He heads the Republican party in a coalition government with Berisha.
 
Explosions at the site, where Communist-era munitions were dismantled, lasted for more than 14 hours.
 
The initial blasts were so large they were heard in neighbouring Macedonia.
 
Berisha had likened them to "a nuclear blast ... without the radioactivity."
 
Investigations
 
The Albanian authorities have not ruled out foul play.
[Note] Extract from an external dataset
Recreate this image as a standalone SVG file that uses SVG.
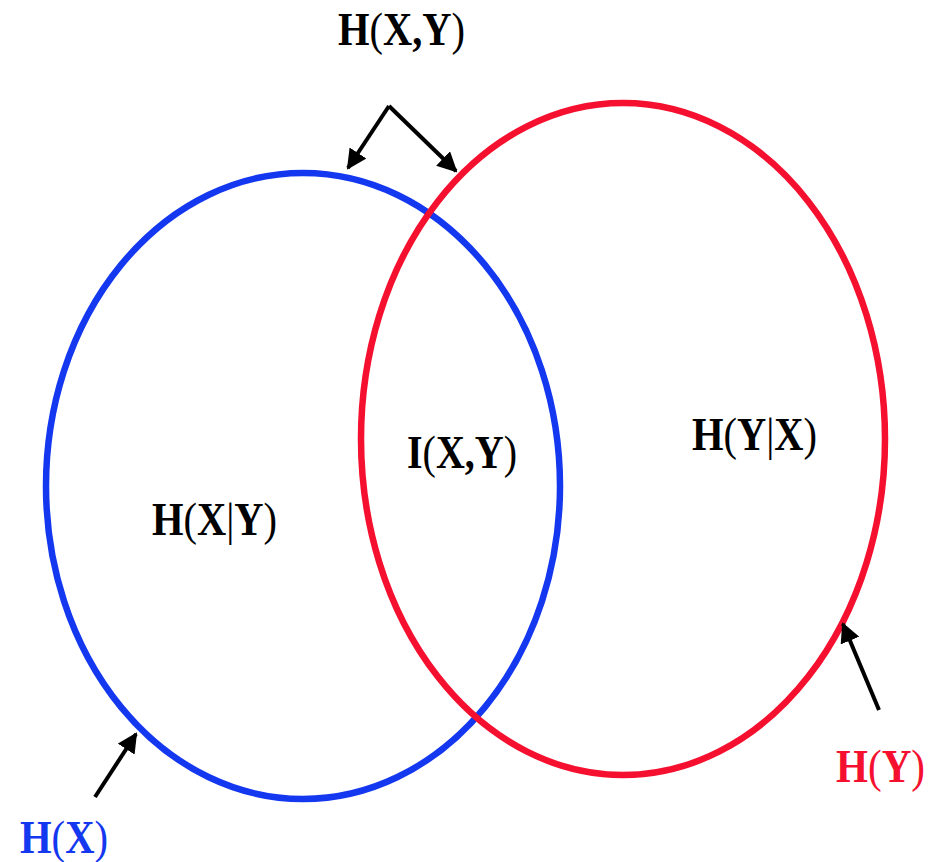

Prosecutor Ina Rama said: "We are following several lines of inquiry."
 
Investigators will look at the security measures put in place by Southern Ammunition Company, a US contractor in charge of carrying out the dismantling of the munitions.
 
Preliminary inquiries indicated that the team had chosen the wrong site to dismantle the arms at the Gradec depot.
 
Hundreds of workers have been dismantling the munitions at various sites near Rinas, close to both the airport and a motorway, 12km north of Tirana.
 
Human rights groups and witnesses have said that most of the workers are badly-paid women, without training or employment contracts.
 
Rescue work
 
A third day of rescue work to look for those still missing and safeguard the area continued on Monday.
 
Rescue attempts have been hampered due to the fear of further unexploded shells being triggered.
 
Rescue workers have found at least five bodies near the site of the blast, but could not identify them as the corpses had been almost fully carbonised.
 
At least 10 people are still considered missing, the government-published list showed.
 
Hundreds of people, mostly relatives of the victims or villagers from the region have blocked the main road in the area, demanding that the authorities speed up their search.
 
Some of them tried to break through the military cordons securing the area, in a bid to reach their homes and search for the relatives themselves.
 
About 1,000 soldiers and 500 police had been involved in the rescue operation.
 
Destroying the old munitions is one of the conditions Albania must fulfil to become a member of the North Atlantic Treaty Organisation (Nato).
 
Before resigning, Mediu had said there were still about 100,000 tonnes of antiquated munitions in the country posing a threat to the population.
 
Along with Croatia and Macedonia, Albania hopes to be invited to join Nato at a summit in Bucharest early next month.
 
Gerdec has been declared an emergency zone, and Berisha has promised relief for villagers who lost their homes.